There’s this moment when a relationship ends that we all must bear; a moment after the dust has settled and we’ve finally showered again. A moment when breathing seems possible and remembering seems bearable. It’s the moment when you pack up what isn’t yours and return it to its rightful owner.
If you’re lucky, you simply come home one day and find it sitting at your front door. If you’re not so lucky, you might end up awkwardly seeing that person while hoping like hell that they look worse off than you do. But it’s a moment that all ending relationships must go through.
Relationships, by their very nature, are an exchange. You give pieces of yourselves to each other and it never really occurs to you at the time that you might need to give them back. We trade possessions and vulnerabilities and we do our best to take care of them. You hand over the key to your apartment and the key to your heart, hoping that neither one of them gets left in shambles. But things don’t always work out and when it doesn’t, we fall in line and begin to proceed with the unwritten rule that comes with parting ways; the rule that includes giving stuff back.
It’s never an easy moment between two people; when the space and silence finally takes over. But it’s necessary, because in that cardboard box is more than just a favourite t-shirt and a couple of CDs. In that box, buried beneath all the stuff, is closure. You get handed back parts of yourself that you gave away…and in the most subtle ways, you begin to feel whole again.
But what happens when the closure doesn’t come? What happens when the things you need back don’t fit in a box on your front door step?
A word here about forgiveness…
I don’t know why some people break the way that they do. I don’t know why some people come out of storms virtually unscathed, while others completely shatter. I just don’t know. But I do know this; regardless of what happens to us while we endure the whirlwind of pain that comes with letting go…the only way out of it is through this one word; forgiveness.
I know this because I’ve had to do it. I know this because I’m one of those people who shatter. I know this because I’ve sat there…aching…waiting for someone else to bring me the closure I thought I needed to move on. I know how much it hurts. I know what it’s like to want just one day without being drawn in by the pain. I know what it’s like to wonder why the rules didn’t apply to me.
But here’s the thing…
When the box you’re being handed stops being enough…when the apology stops being enough…when the final goodbye stops being enough…it means that the gaping hole inside of you is no longer about someone else. It means the sadness and the grief and the torment is no longer about losing them.

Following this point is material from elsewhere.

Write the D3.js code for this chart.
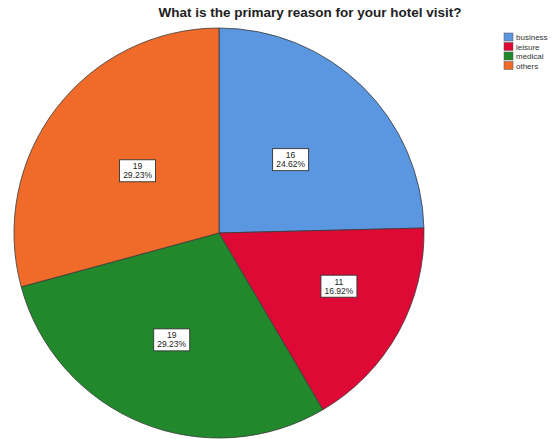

It means the person you really need to forgive is yourself.
I think throughout our lives, we form certain relationships with people – either through circumstance or through choice – that bring us face to face with the most insecure parts of ourselves. In that connection – for whatever reason – we see our own darkness…our own fears…our own unhealed wounds. And, I believe, when we are confronted with those people, we can unintentionally bring more than just ourselves into the relationship. We can bring the five year old in us that is desperately seeking our parent’s approval; we can bring the twelve year old in us that is being bullied at school; we can bring the twenty-one year old in us that he doesn’t love back.
We can bring our hurts with us. Hurts we didn’t even realize were still there.
And when those already hurt parts of our selves end up wounded again…the closure isn’t in what they need to give us…the closure is in what we need to let go of. Because you can wait for that person to set you free…but that person didn’t chain you up in the first place.
Because that person can’t say, “I’m sorry that I didn’t tell you I was proud of you when you were a little girl…my parents never said it to me either”
That person can’t say, “I’m sorry I made fun of you on the playground when we were young…I was hurting and hurting you made me feel less alone”
That person can’t say, “I’m sorry I was too afraid to tell you how much I cared…my feelings were pretty scary for me”
But you can say those things.
You can stare that beautiful soul of yours in the eyes and say, “I’m sorry.”
“I’m sorry I ever let you believe that you weren’t good enough.”
“I’m sorry that other people took their pain out on you”
“I’m sorry I didn’t stop you from projecting your own hurts onto someone who couldn’t fix them”
“I’m sorry for letting you use a present relationship to try to heal an old wound”
“I’m sorry I never gave you permission to feel hurt when you needed to”
“I’m sorry for holding you hostage to a past that you couldn’t change”
And then you forgive yourself.
You can forgive yourself.
For everything you couldn’t do and everything you couldn’t be.
Because it’s okay. It’s okay to let people in and to be sad when they leave. It’s okay to have pains that instantly take our breath away and it’s okay for them to heal. It’s okay to accept an apology that you weren’t given and it’s okay to give yourself grace even if someone else doesn’t. It’s okay to make mistakes and it’s okay to wish you had done something differently. It’s okay to want closure and it’s okay to also be afraid of it.
But it’s not okay to keep holding onto a box filled with stuff that isn’t yours.